Story Rules By Susan Brand

Should Filmmakers Ignore Story Rules?


Early on in my career in film, I decided I wanted to learn about great film storytelling. I admired American movies and how they told film stories so well. Even the bad ones were good, from an audience perspective. I moved to New York and worked as an editor. This was my first introduction to story rules. What I found was that story rules were gold dust and used to great effect by American filmmakers. So when I returned to Europe, I was surprised to find many European documentary professionals reject story rules. I have heard directors, producers and editors say they do not believe in using story rules.


When people talk about story rules, they are talking about Three Act Structure which describes an optimum shape for a film. It suggests you use three acts, which comprise beginning, middle and end, it describes how each act should have rising drama with change and development, conflict and obstacles. You can read more about the story components in Three Act Structure in my article below. When you use story rules, you are using techniques used by screenwriters that work just as well in documentary as drama.


So why are they often avoided by documentary makers? Story rules are seen as a stifling formula that will destroy the individuality of a documentary film. In my experience however, when filmmakers dive into cutting scenes without blocking out a structure, rather than finding freedom, they find themselves running naked and confused through the world of story, with no idea how to put their film together. Actually, I don’t think these veterans eschew story rules themselves. Far from it, I watched their successful films shaped to perfection by story rules. I believe the veteran filmmakers who espouse these views have absorbed and used these rules to great advantage for their own purposes, but they have moved into a state where they forget they ever learnt them. Story rules are not discussed during the making of a film in Europe as they are in the US and so they have become invisible helpers.

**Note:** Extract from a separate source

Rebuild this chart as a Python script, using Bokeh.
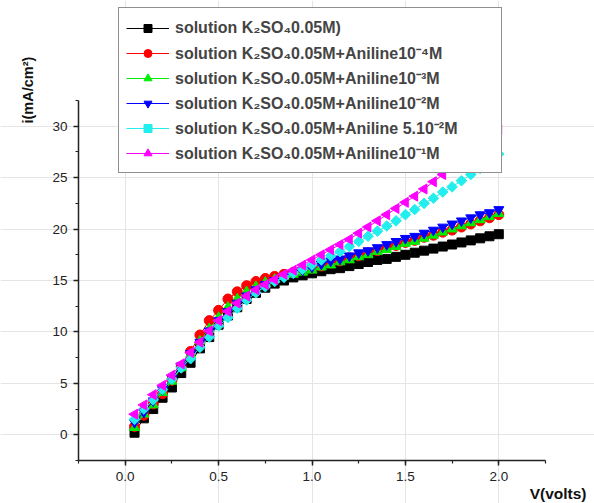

The film professionals who are ‘anti rules’ particularly dislike the idea of three acts with a prescribed length. That is Act one 25%, Act two 50-60% and Act three 15-20%. My response is, how long would you like your beginning, middle and end to be? These lengths have been worked out by observation of successful stories.


I use story rules in every film where I edit or story consult. I explain story rules on film courses I give all over the country. I get hired by filmmakers in the UK and internationally to help them improve their films and apply story rules to their footage. Seems story rules are very much in demand. Story rules are in fact very ancient.


Why do film professionals tell us to avoid story rules? I have noticed, in Europe, we don’t like being told what to do, this is the first reason. We don’t like any rules, period. There also seems to be a fear that story rules will make all stories the same. However, though story rules stay the same year after year, century after century, millennia after millennia, the stories we tell are all unique. Story rules are merely tools to give shape to our ideas and make them into a recognisable, effective and compelling film. I compare story rules to the fat dog and the skinny dog. The fat dog and the skinny dog both have an identical skeleton or structure. The difference is, with the skinny dog, the skeleton or structure is visible. If your story is thin and has minimal content, the skeleton or structure will show through. With a well-developed story on the other hand, one which is thought provoking, well researched and layered, the structure will not show through and people are left to enjoy your well crafted film story.